**Goal of the exercise:** Print, word for word, the opening line of the data below and every line after it through the line that contains "97.0, 96.7, 98.5, 99.8, 99.4, 98.2, 97.7, 99.0, 98.5]", but not the pictures.

**Supplied data:**

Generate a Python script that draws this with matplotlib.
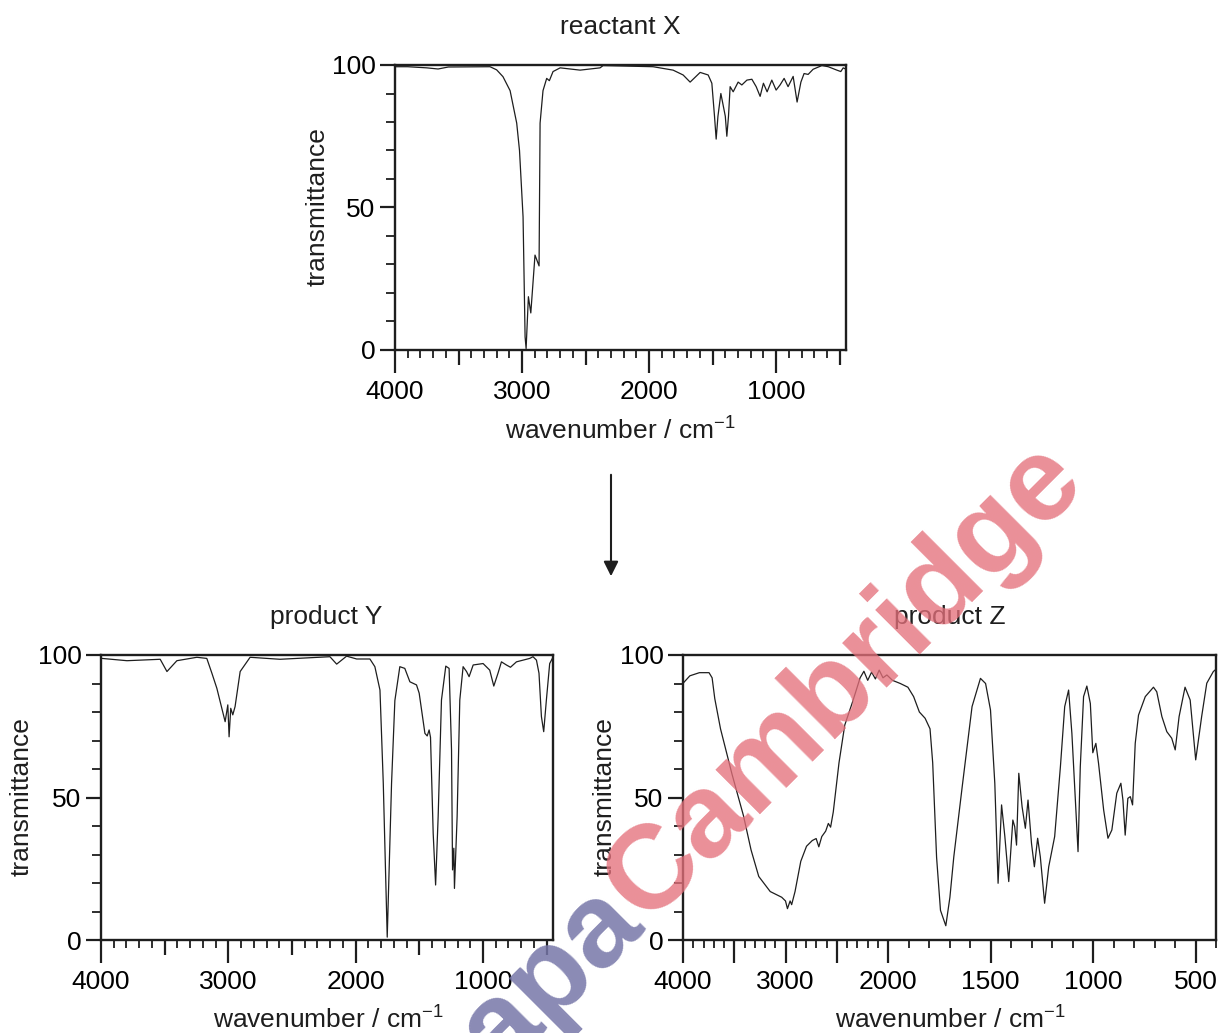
import matplotlib.pyplot as plt
import numpy as np
from matplotlib.patches import FancyArrowPatch
from matplotlib.ticker import FixedLocator, FixedFormatter, MultipleLocator

plt.rcParams['font.family'] = ['Liberation Sans', 'DejaVu Sans']
plt.rcParams['mathtext.fontset'] = 'custom'
plt.rcParams['mathtext.rm'] = 'Liberation Sans'
plt.rcParams['mathtext.it'] = 'Liberation Sans'

# reactant X  (wavenumber / cm-1, transmittance)
x_wn = [4000, 3900, 3750, 3661, 3580, 3252, 3200, 3150, 3094, 3042, 3020, 2992,
        2976, 2968, 2950, 2931, 2898, 2866, 2862, 2858, 2835, 2806, 2785, 2756,
        2700, 2543, 2386, 2362, 1969, 1811, 1732, 1677, 1598, 1535, 1506, 1485,
        1472, 1458, 1435, 1400, 1388, 1375, 1362, 1338, 1299, 1270, 1230, 1191,
        1157, 1126, 1100, 1071, 1034, 1000, 969, 937, 906, 866, 835, 805, 780,
        748, 709, 640, 590, 522, 491, 472, 450]
x_tr = [99.4, 99.4, 99.0, 98.6, 99.3, 99.4, 98.3, 95.9, 91.0, 79.6, 70.0, 46.7,
        4.6, 0.5, 18.7, 13.0, 33.3, 29.5, 55.0, 79.6, 91.0, 95.3, 94.5, 97.7,
        99.0, 98.2, 99.0, 99.8, 99.4, 98.2, 96.5, 94.0, 97.4, 96.5, 93.6, 82.0,
        74.0, 82.0, 90.0, 82.0, 75.0, 82.0, 92.4, 90.6, 94.0, 93.0, 94.7, 95.0,
        92.4, 89.0, 93.6, 90.6, 94.7, 91.2, 93.0, 95.3, 92.4, 96.0, 87.0, 94.0,
        97.0, 96.7, 98.5, 99.8, 99.4, 98.2, 97.7, 99.0, 98.5]

# product Y
y_wn = [4000, 3992, 3796, 3535, 3482, 3404, 3247, 3169, 3129, 3090, 3025, 3004,
        2994, 2981, 2965, 2947, 2907, 2829, 2594, 2202, 2149, 2071, 1992, 1888,
        1849, 1809, 1783, 1752, 1718, 1692, 1653, 1614, 1574, 1522, 1501, 1456,
        1438, 1423, 1412, 1391, 1372, 1352, 1326, 1292, 1266, 1247, 1239, 1229,
        1224, 1203, 1182, 1156, 1129, 1109, 1098, 1077, 999, 947, 915, 882, 855,
        816, 784, 737, 633, 607, 580, 560, 541, 523, 502, 476, 455]
y_tr = [98.8, 98.8, 98.0, 98.5, 94.2, 98.0, 99.2, 98.8, 93.6, 88.3, 76.6, 82.5,
        71.3, 81.3, 79.0, 81.9, 94.2, 99.2, 98.5, 99.4, 96.8, 99.6, 98.6, 98.6,
        95.9, 87.7, 55.0, 1.0, 55.0, 84.0, 95.9, 95.3, 90.6, 89.5, 86.6, 72.5,
        71.6, 73.7, 71.1, 37.4, 19.3, 43.3, 84.2, 96.1, 95.3, 66.7, 24.6, 32.2,
        18.1, 43.3, 84.2, 95.9, 94.2, 92.4, 93.8, 96.5, 97.0, 94.7, 89.1, 93.6,
        97.6, 96.5, 95.7, 97.6, 98.8, 99.4, 98.2, 93.6, 78.4, 73.1, 84.2, 97.0,
        98.8]

# product Z
z_wn = [4000, 3989, 3933, 3840, 3746, 3716, 3690, 3634, 3522, 3410, 3336, 3261,
        3149, 3037, 3000, 2981, 2955, 2940, 2907, 2851, 2795, 2739, 2701, 2675,
        2646, 2608, 2582, 2560, 2534, 2478, 2422, 2347, 2272, 2235, 2198, 2160,
        2123, 2086, 2049, 2011, 1978, 1940, 1903, 1875, 1847, 1819, 1795, 1782,
        1763, 1744, 1718, 1698, 1679, 1638, 1590, 1549, 1524, 1500, 1479, 1463,
        1446, 1430, 1411, 1391, 1382, 1373, 1362, 1346, 1330, 1317, 1300, 1286,
        1270, 1257, 1236, 1216, 1187, 1159, 1138, 1119, 1103, 1086, 1073, 1062,
        1046, 1030, 1013, 1001, 986, 973, 948, 927, 908, 884, 864, 854, 843, 830,
        818, 807, 794, 778, 745, 705, 689, 664, 640, 616, 599, 580, 551, 526,
        499, 470, 445, 413, 400]
z_tr = [90.0, 90.5, 92.7, 93.8, 93.8, 92.0, 84.7, 74.1, 58.2, 43.6, 31.6, 22.3,
        17.0, 15.0, 13.7, 11.0, 13.7, 12.4, 17.0, 27.6, 32.9, 34.9, 35.6, 32.7,
        36.3, 38.2, 40.9, 39.6, 44.9, 62.2, 75.4, 83.4, 92.0, 94.3, 91.1, 94.0,
        91.6, 94.7, 92.0, 93.0, 91.1, 90.0, 88.7, 85.4, 80.0, 77.8, 74.1, 62.2,
        29.0, 10.4, 5.0, 15.0, 29.2, 53.8, 81.9, 91.8, 90.0, 80.7, 55.0, 19.9,
        47.4, 36.3, 20.5, 42.1, 39.8, 33.3, 58.5, 46.8, 39.2, 49.1, 33.9, 25.7,
        35.7, 29.2, 12.9, 25.7, 36.3, 60.8, 81.9, 87.7, 72.5, 49.1, 31.0, 60.8,
        85.4, 89.1, 83.0, 65.7, 69.0, 62.0, 45.6, 35.7, 38.6, 51.5, 55.0, 49.1,
        36.8, 49.7, 50.3, 47.4, 69.0, 78.9, 85.4, 88.7, 87.1, 78.4, 73.1, 70.8,
        66.7, 78.4, 88.7, 84.2, 63.2, 78.4, 90.1, 94.2, 95.0]

xy_ticks = [4000, 3500, 3000, 2500, 2000, 1500, 1000, 500]
xy_labels = ['4000', '', '3000', '', '2000', '', '1000', '']
z_ticks = [4000, 3500, 3000, 2500, 2000, 1500, 1000, 500]
z_labels = ['4000', '', '3000', '', '2000', '1500', '1000', '500']

FS = 19
INK = '#1e1e1e'
W, H = 1220, 1033


def fx(px):
    return px / W


def fy(py):
    return 1 - py / H


def style_axis(ax, ticks, labels, long_ticks):
    for s in ax.spines.values():
        s.set_linewidth(1.7)
        s.set_color(INK)
    ax.set_ylim(0, 100)
    ax.yaxis.set_major_locator(FixedLocator([0, 50, 100]))
    ax.yaxis.set_minor_locator(MultipleLocator(10))
    ax.xaxis.set_major_locator(FixedLocator(ticks))
    ax.xaxis.set_major_formatter(FixedFormatter(labels))
    ax.xaxis.set_minor_locator(MultipleLocator(100))
    ax.tick_params(axis='x', which='major', direction='out', length=16.5, width=1.6,
                   pad=5, labelsize=FS, color=INK)
    ax.tick_params(axis='x', which='minor', direction='out', length=6, width=1.3, color=INK)
    ax.tick_params(axis='y', which='major', direction='out', length=11, width=1.6,
                   pad=3, labelsize=FS, color=INK)
    ax.tick_params(axis='y', which='minor', direction='out', length=6.5, width=1.3, color=INK)
    for t, v in zip(ax.xaxis.get_major_ticks(), ticks):
        if v not in long_ticks:
            t.tick1line.set_markersize(11)


fig = plt.figure(figsize=(12.2, 10.33), dpi=100)

# reactant X
ax1 = fig.add_axes([fx(395), fy(350), fx(451), 285 / H])
ax1.plot(x_wn, x_tr, color=INK, lw=0.9)
ax1.set_xlim(4000, 450)
style_axis(ax1, xy_ticks, xy_labels, [4000, 3000, 2000, 1000])

# product Y
ax2 = fig.add_axes([fx(101), fy(940), fx(452), 285 / H])
ax2.plot(y_wn, y_tr, color=INK, lw=0.9)
ax2.set_xlim(4000, 450)
style_axis(ax2, xy_ticks, xy_labels, [4000, 3000, 2000, 1000])


# product Z: scale doubled below 2000 cm-1
def fwd(w):
    w = np.asarray(w, dtype=float)
    return np.where(w >= 2000, w, 2 * w - 2000)


def inv(p):
    p = np.asarray(p, dtype=float)
    return np.where(p >= 2000, p, (p + 2000) / 2)


ax3 = fig.add_axes([fx(683), fy(940), fx(533), 285 / H])
ax3.set_xscale('function', functions=(fwd, inv))
ax3.plot(z_wn, z_tr, color=INK, lw=0.9)
ax3.set_xlim(4000, 400)
style_axis(ax3, z_ticks, z_labels, z_ticks)

# titles and labels
for txt, x, y in [('reactant X', 620, 27), ('product Y', 326, 617), ('product Z', 950, 617)]:
    fig.text(fx(x), fy(y), txt, ha='center', va='center', fontsize=FS, color=INK)
for x, y in [(318, 207), (22, 797), (605, 797)]:
    fig.text(fx(x), fy(y), 'transmittance', ha='center', va='center', rotation=90,
             fontsize=FS, color=INK)
for x, y in [(620, 431), (328, 1020), (950, 1020)]:
    fig.text(fx(x), fy(y), 'wavenumber / cm$^{\\mathregular{-1}}$', ha='center', va='center',
             fontsize=FS, color=INK)

arrow = FancyArrowPatch((fx(611), fy(472)), (fx(611), fy(579)), transform=fig.transFigure,
                        arrowstyle='-|>', mutation_scale=22, lw=1.5, color=INK)
fig.add_artist(arrow)

# watermark
fig.text(fx(645), fy(924), 'Cambridge', rotation=45, rotation_mode='anchor',
         ha='left', va='baseline', fontsize=86, fontweight='bold',
         color='#e4707b', alpha=0.78, zorder=10)
fig.text(fx(645), fy(924), 'papa', rotation=45, rotation_mode='anchor',
         ha='right', va='baseline', fontsize=86, fontweight='bold',
         color='#7676a8', alpha=0.85, zorder=10)

fig.savefig('out.png', dpi=100)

**Answer to this task:**
Generate a Python script that draws this with matplotlib.
import matplotlib.pyplot as plt
import numpy as np
from matplotlib.patches import FancyArrowPatch
from matplotlib.ticker import FixedLocator, FixedFormatter, MultipleLocator

plt.rcParams['font.family'] = ['Liberation Sans', 'DejaVu Sans']
plt.rcParams['mathtext.fontset'] = 'custom'
plt.rcParams['mathtext.rm'] = 'Liberation Sans'
plt.rcParams['mathtext.it'] = 'Liberation Sans'

# reactant X  (wavenumber / cm-1, transmittance)
x_wn = [4000, 3900, 3750, 3661, 3580, 3252, 3200, 3150, 3094, 3042, 3020, 2992,
        2976, 2968, 2950, 2931, 2898, 2866, 2862, 2858, 2835, 2806, 2785, 2756,
        2700, 2543, 2386, 2362, 1969, 1811, 1732, 1677, 1598, 1535, 1506, 1485,
        1472, 1458, 1435, 1400, 1388, 1375, 1362, 1338, 1299, 1270, 1230, 1191,
        1157, 1126, 1100, 1071, 1034, 1000, 969, 937, 906, 866, 835, 805, 780,
        748, 709, 640, 590, 522, 491, 472, 450]
x_tr = [99.4, 99.4, 99.0, 98.6, 99.3, 99.4, 98.3, 95.9, 91.0, 79.6, 70.0, 46.7,
        4.6, 0.5, 18.7, 13.0, 33.3, 29.5, 55.0, 79.6, 91.0, 95.3, 94.5, 97.7,
        99.0, 98.2, 99.0, 99.8, 99.4, 98.2, 96.5, 94.0, 97.4, 96.5, 93.6, 82.0,
        74.0, 82.0, 90.0, 82.0, 75.0, 82.0, 92.4, 90.6, 94.0, 93.0, 94.7, 95.0,
        92.4, 89.0, 93.6, 90.6, 94.7, 91.2, 93.0, 95.3, 92.4, 96.0, 87.0, 94.0,
        97.0, 96.7, 98.5, 99.8, 99.4, 98.2, 97.7, 99.0, 98.5]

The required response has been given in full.